**GOAL**
Only the lines from the one containing "Output the Python" through the one containing "from matplotlib.patches import Rectangle" belong in the answer; copy them exactly and leave out pictures.

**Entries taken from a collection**
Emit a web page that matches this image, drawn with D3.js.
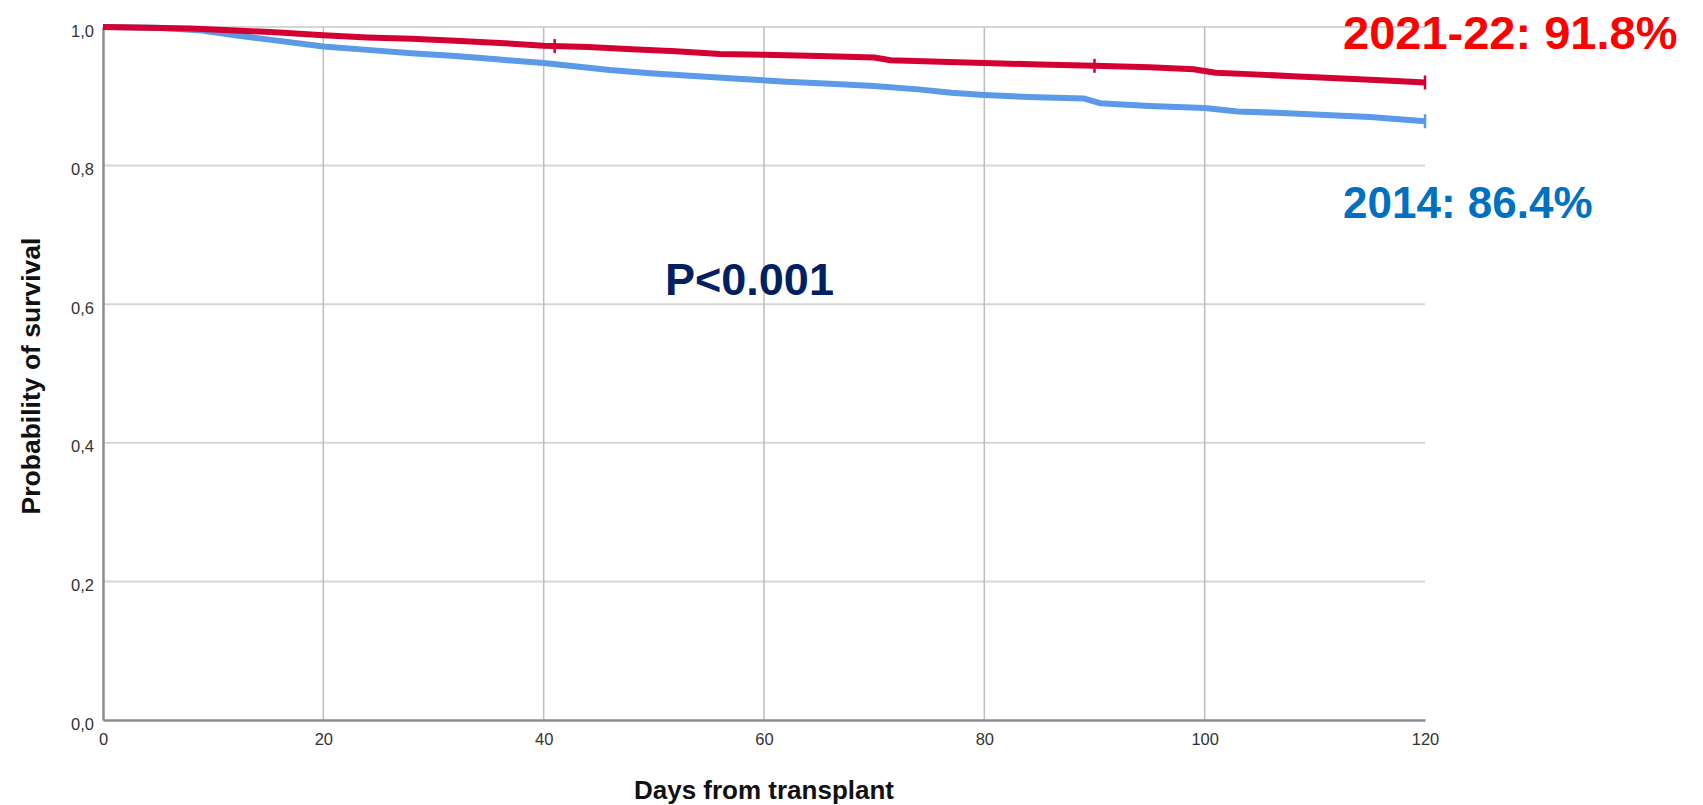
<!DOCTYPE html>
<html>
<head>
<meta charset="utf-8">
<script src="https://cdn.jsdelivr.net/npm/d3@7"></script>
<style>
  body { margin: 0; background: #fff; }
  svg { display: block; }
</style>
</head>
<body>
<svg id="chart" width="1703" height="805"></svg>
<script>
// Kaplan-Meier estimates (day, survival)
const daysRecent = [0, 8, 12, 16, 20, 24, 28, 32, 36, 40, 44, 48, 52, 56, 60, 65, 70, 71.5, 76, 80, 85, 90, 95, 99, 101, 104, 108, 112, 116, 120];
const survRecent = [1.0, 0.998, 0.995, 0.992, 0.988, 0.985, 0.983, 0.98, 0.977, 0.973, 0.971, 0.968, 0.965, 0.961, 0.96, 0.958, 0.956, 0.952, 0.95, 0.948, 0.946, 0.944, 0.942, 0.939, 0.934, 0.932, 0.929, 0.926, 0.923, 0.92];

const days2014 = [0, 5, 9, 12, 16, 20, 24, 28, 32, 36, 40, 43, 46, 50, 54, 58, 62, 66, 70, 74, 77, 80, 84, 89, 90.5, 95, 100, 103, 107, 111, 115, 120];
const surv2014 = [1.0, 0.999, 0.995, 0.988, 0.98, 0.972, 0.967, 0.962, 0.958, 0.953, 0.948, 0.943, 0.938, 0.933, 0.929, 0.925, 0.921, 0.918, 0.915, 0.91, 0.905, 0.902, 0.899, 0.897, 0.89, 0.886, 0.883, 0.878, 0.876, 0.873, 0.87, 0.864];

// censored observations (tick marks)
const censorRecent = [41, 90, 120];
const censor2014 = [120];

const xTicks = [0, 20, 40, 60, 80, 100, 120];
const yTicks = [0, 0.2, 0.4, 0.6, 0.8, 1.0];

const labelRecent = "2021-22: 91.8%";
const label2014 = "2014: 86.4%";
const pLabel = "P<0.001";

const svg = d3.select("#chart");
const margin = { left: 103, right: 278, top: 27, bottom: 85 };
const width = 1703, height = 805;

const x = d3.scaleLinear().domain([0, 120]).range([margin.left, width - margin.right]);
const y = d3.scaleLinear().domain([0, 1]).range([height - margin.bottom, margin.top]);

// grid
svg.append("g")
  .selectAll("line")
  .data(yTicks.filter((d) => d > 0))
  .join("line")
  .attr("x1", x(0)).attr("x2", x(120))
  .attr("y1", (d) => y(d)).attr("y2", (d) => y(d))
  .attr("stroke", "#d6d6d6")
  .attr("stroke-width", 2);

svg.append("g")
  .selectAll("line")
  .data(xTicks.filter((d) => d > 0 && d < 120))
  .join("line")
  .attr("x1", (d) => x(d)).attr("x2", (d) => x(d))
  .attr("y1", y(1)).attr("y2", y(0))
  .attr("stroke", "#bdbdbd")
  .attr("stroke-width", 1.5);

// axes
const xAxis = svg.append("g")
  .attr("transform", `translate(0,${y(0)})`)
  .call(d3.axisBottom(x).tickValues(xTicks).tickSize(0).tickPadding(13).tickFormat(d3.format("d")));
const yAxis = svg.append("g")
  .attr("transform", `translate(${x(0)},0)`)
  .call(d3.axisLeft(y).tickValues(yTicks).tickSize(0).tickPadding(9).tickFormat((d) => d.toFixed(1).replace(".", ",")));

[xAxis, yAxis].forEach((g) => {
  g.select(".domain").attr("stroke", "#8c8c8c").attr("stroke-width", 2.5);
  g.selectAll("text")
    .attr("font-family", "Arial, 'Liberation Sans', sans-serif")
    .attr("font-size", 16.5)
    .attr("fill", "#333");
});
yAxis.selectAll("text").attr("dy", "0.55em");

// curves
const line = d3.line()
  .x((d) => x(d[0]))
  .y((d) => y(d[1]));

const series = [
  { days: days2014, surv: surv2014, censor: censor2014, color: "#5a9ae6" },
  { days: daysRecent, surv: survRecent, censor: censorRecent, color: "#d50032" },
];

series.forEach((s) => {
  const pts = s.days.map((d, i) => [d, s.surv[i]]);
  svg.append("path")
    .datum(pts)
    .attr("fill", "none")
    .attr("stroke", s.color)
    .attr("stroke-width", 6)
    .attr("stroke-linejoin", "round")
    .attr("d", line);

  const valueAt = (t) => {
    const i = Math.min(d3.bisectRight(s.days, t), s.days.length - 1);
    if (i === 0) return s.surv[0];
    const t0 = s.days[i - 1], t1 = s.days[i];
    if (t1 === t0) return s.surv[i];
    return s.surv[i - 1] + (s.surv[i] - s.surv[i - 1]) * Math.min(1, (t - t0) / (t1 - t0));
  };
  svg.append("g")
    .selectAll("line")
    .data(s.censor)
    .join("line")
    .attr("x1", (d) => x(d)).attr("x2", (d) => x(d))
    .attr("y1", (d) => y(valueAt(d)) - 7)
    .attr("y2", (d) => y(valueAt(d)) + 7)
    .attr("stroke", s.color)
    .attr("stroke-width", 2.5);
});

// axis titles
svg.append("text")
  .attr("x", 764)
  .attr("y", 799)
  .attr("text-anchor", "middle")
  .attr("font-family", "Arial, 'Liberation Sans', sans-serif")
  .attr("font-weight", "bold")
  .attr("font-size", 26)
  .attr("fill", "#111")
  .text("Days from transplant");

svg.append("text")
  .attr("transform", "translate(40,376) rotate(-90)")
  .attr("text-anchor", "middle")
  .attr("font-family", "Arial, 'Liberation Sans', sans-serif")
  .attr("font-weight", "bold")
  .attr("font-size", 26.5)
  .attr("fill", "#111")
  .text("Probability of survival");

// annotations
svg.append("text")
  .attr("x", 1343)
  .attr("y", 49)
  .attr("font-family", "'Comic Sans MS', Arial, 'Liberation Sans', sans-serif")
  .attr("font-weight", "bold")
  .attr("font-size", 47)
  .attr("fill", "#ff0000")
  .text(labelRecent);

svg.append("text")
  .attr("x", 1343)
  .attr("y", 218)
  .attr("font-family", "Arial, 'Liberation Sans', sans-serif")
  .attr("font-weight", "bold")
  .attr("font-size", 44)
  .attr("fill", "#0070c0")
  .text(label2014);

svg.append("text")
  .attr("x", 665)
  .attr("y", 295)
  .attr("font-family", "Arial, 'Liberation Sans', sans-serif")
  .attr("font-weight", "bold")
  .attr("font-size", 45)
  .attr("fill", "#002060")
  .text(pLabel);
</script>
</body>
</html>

==

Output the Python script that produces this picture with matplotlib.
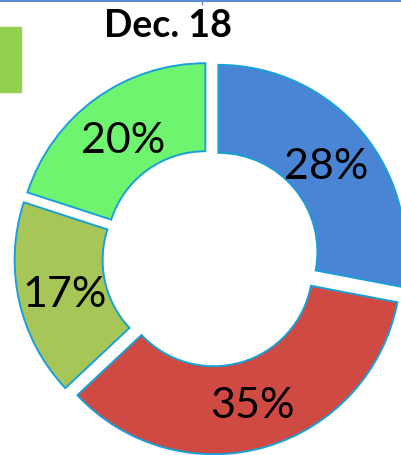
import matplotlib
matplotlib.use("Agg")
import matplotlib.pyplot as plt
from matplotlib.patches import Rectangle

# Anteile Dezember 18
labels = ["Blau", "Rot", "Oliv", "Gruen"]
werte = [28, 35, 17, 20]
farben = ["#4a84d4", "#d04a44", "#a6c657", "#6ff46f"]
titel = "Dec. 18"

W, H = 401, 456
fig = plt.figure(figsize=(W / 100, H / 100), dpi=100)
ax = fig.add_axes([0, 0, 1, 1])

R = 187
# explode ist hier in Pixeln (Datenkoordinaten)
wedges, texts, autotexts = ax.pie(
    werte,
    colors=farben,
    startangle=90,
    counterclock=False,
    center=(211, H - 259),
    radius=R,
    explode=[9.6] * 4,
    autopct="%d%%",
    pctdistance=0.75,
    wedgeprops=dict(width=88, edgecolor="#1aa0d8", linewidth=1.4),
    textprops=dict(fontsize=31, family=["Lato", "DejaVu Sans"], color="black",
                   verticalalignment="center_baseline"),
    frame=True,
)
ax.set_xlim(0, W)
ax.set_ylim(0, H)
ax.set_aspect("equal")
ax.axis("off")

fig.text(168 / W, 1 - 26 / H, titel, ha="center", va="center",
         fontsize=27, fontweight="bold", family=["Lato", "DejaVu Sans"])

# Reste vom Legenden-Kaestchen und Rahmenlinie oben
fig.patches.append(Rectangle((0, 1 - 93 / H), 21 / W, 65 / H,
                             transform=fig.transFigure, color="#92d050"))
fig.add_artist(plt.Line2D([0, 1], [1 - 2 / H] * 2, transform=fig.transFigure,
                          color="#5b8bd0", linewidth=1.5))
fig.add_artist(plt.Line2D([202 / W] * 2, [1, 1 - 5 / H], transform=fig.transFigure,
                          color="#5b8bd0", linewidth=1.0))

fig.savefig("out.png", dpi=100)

**ANSWER TO THE EXERCISE**
Output the Python script that produces this picture with matplotlib.
import matplotlib
matplotlib.use("Agg")
import matplotlib.pyplot as plt
from matplotlib.patches import Rectangle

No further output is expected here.